Given that there is no sort of precise spacing between the two wires, there must not be any sort of precise characteristic impedance, either. The question is, why doesn't this cause problems? Or does it, and you're expected to be using an antenna tuner to compensate?

a howebrew balun
(From http://www.m0pzt.com/baluns/)

$\endgroup$
1
  • 1
    $\begingroup$ Spacing of wires in a balun can and does matter. Balun designers usually go to great lengths to control the impedance of the transmission line formed. Raising it above 100 ohms using thin-walled silicone tubing, or lowering it by using flat conductors taped together. In this simple choke balun, however, the impedance is just wrong, it'll transform the 50 ohms into something else. Perhaps they're using it to drive an antenna that needs a tuner anyway. Otherwise, they'll find it affects the impedance a bit, especially at 20 or 30 MHz. $\endgroup$
    – tomnexus
    Jan 16, 2017 at 20:27

2 Answers 2

2
$\begingroup$

It more or less doesn't matter because it's so small, relative to wavelength. As such, a lumped element model is valid.

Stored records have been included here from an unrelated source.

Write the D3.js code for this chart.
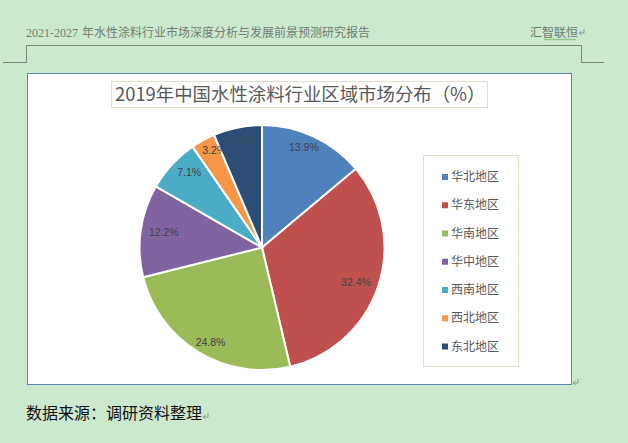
<!DOCTYPE html>
<html>
<head>
<meta charset="utf-8">
<script src="https://cdnjs.cloudflare.com/ajax/libs/d3/7.8.5/d3.min.js"></script>
<style>
    html, body { margin: 0; padding: 0; background: #cce8cf; overflow: hidden; }
    text { font-family: "Noto Sans CJK SC", sans-serif; }
</style>
</head>
<body>
<div id="chart"></div>
<script>
// values
var regions = ["华北地区", "华东地区", "华南地区", "华中地区", "西南地区", "西北地区", "东北地区"];
var shares = [13.9, 32.4, 24.8, 12.2, 7.1, 3.2, 6.4];
var colors = ["#4f81bd", "#c0504d", "#9bbb59", "#8064a2", "#4bacc6", "#f79646", "#2c4d75"];
var labelColors = ["#404040", "#404040", "#404040", "#404040", "#404040", "#404040", "#3f4f63"];

var svgWidth = 628;
var svgHeight = 443;

var svg = d3.select("#chart")
    .append("svg")
    .attr("width", svgWidth)
    .attr("height", svgHeight)
    .style("display", "block");

// page header
svg.append("text")
    .attr("x", 26)
    .attr("y", 36.5)
    .attr("font-size", 12)
    .attr("fill", "#737d73")
    .style("font-family", "'Liberation Serif'")
    .text("2021-2027");

svg.append("text")
    .attr("x", 82)
    .attr("y", 36.5)
    .attr("font-size", 12)
    .attr("fill", "#737d73")
    .text("年水性涂料行业市场深度分析与发展前景预测研究报告");

svg.append("text")
    .attr("x", 530)
    .attr("y", 36.5)
    .attr("font-size", 12)
    .attr("fill", "#6f7a6f")
    .text("汇智联恒");

// wavy spell check line under the name
svg.append("path")
    .attr("d", "M544 40 l2 -1 l2 1 l2 -1 l2 1 l2 -1 l2 1 l2 -1 l2 1 l2 -1 l2 1 l2 -1 l2 1 l2 -1 l2 1 l2 -1 l2 1")
    .attr("fill", "none")
    .attr("stroke", "#6fae5a")
    .attr("stroke-width", 0.8);

// paragraph marks
function returnMark(x, y, color) {
    svg.append("path")
        .attr("d", `M${x + 5} ${y - 4} V${y} H${x}  M${x + 2.5} ${y - 2} L${x} ${y} L${x + 2.5} ${y + 2}`)
        .attr("fill", "none")
        .attr("stroke", color)
        .attr("stroke-width", 0.8);
}
returnMark(579, 33, "#808a80");
returnMark(573, 383, "#808a80");
returnMark(203, 417, "#808a80");

// header rule
svg.append("path")
    .attr("d", "M3 62.5 H26.5 V45.5 H581.5 V62.5 H604")
    .attr("fill", "none")
    .attr("stroke", "#7a857a")
    .attr("stroke-width", 1);

// chart frame
svg.append("rect")
    .attr("x", 27.5)
    .attr("y", 73.5)
    .attr("width", 544)
    .attr("height", 311)
    .attr("fill", "#fff")
    .attr("stroke", "#5b88ad")
    .attr("stroke-width", 1);

// title box
svg.append("rect")
    .attr("x", 111.5)
    .attr("y", 81.5)
    .attr("width", 376)
    .attr("height", 26)
    .attr("fill", "#fff")
    .attr("stroke", "#e0e0cc")
    .attr("stroke-width", 1);

svg.append("text")
    .attr("x", 115)
    .attr("y", 101)
    .attr("font-size", 18.4)
    .attr("fill", "#595959")
    .text("2019年中国水性涂料行业区域市场分布（%）");

// pie
var radius = 122.5;
var pieGroup = svg.append("g")
    .attr("transform", "translate(262, 247.5)");

var pie = d3.pie().sort(null);
var arc = d3.arc().innerRadius(0).outerRadius(radius);
var labelArc = d3.arc().innerRadius(radius * 0.86).outerRadius(radius * 0.86);

var slices = pie(shares);

pieGroup.selectAll("path")
    .data(slices)
    .enter()
    .append("path")
    .attr("d", arc)
    .attr("fill", (d, i) => colors[i])
    .attr("stroke", "#fff")
    .attr("stroke-width", 2);

// labels sit on a slightly squashed ring in the original
pieGroup.selectAll("text")
    .data(slices)
    .enter()
    .append("text")
    .attr("transform", function (d) {
        var c = labelArc.centroid(d);
        return `translate(${c[0] * 0.94}, ${c[1] * 1.05})`;
    })
    .attr("text-anchor", "middle")
    .attr("dy", "0.35em")
    .attr("font-size", 10.5)
    .attr("fill", (d, i) => labelColors[i])
    .style("font-family", "'Liberation Sans'")
    .text(d => d.data.toFixed(1) + "%");

// legend
svg.append("rect")
    .attr("x", 423.5)
    .attr("y", 155.5)
    .attr("width", 95)
    .attr("height", 211)
    .attr("fill", "#fff")
    .attr("stroke", "#e0e0cc")
    .attr("stroke-width", 1);

var legendY = d3.scalePoint()
    .domain(regions)
    .range([177, 346.5]);

var legendRows = svg.selectAll(".legend-row")
    .data(regions)
    .enter()
    .append("g")
    .attr("class", "legend-row")
    .attr("transform", d => `translate(442, ${legendY(d)})`);

legendRows.append("rect")
    .attr("x", 0)
    .attr("y", -3)
    .attr("width", 6)
    .attr("height", 6)
    .attr("fill", (d, i) => colors[i]);

legendRows.append("text")
    .attr("x", 9)
    .attr("dy", "0.35em")
    .attr("font-size", 12)
    .attr("fill", "#595959")
    .text(d => d);

// source note
svg.append("text")
    .attr("x", 26)
    .attr("y", 419)
    .attr("font-size", 16)
    .attr("fill", "#111")
    .text("数据来源：调研资料整理");
</script>
</body>
</html>
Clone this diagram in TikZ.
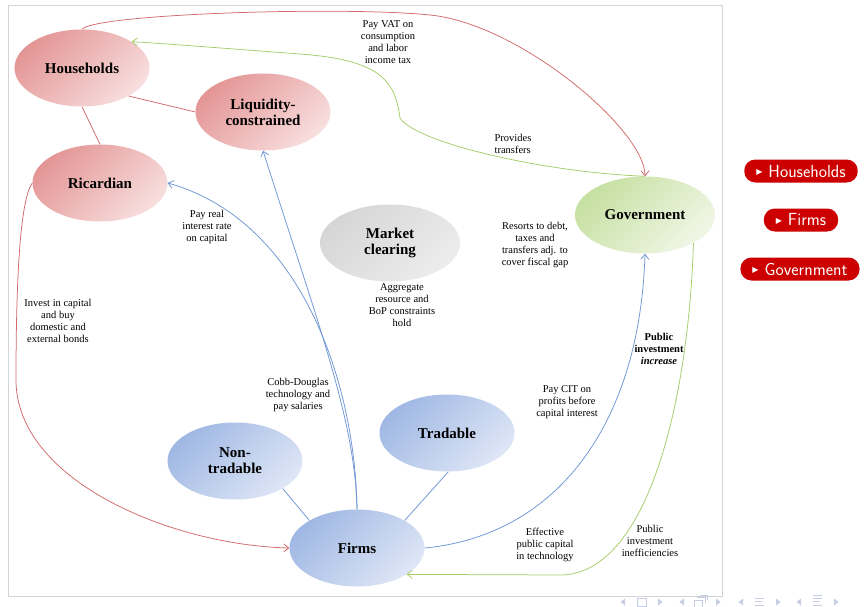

You can make a conjecture to that effect by looking inside your antenna tuner (or really, a lot of HF equipment). Unless it's a fancy kind, there will be wires running whatever way between the components, with no attention paid to the characteristic impedance of those connections.

Think about it this way: imagine a change in voltage propagating down the line. When it encounters the balun, it will encounter some mismatched impedance, and some amount of the energy is reflected back. A very short time later (due to the very small size, relative to the balun) the same change, but reversed, which will send another reflection except opposite in phase back down the line.

If these two reflected waves occurred at exactly the same time, they would entirely cancel. In practice they aren't exactly at the same time, but since the change in phase between the two is so small (remember, tiny relative to wavelength), they almost completely cancel, and the effect is negligible.

The spacing of the wires does matter in a different way: there's some capacitance between them. We can incorporate that into the lumped model like this:

schematic

simulate this circuit – Schematic created using CircuitLab

The inductor and the capacitor each have some impedance, with the inductor's impedance increasing with frequency, and the capacitor's inductance decreasing with frequency. The two form a parallel LC circuit, and at the frequency where the impedances are equal, the impedance of the balun as a whole is at a maximum.

It's easy to add more turns to a balun, so achieving a sufficiently high inductance isn't too hard. But each turn also increases the area where the wires are close together, introducing additional capacitance. At some point there's so much capacitance that the associated impedance is so low it effectively makes the balun a short, making it ineffective as a balun.

$\endgroup$
1
$\begingroup$

The wire spacing can matter in a common-mode choke balun.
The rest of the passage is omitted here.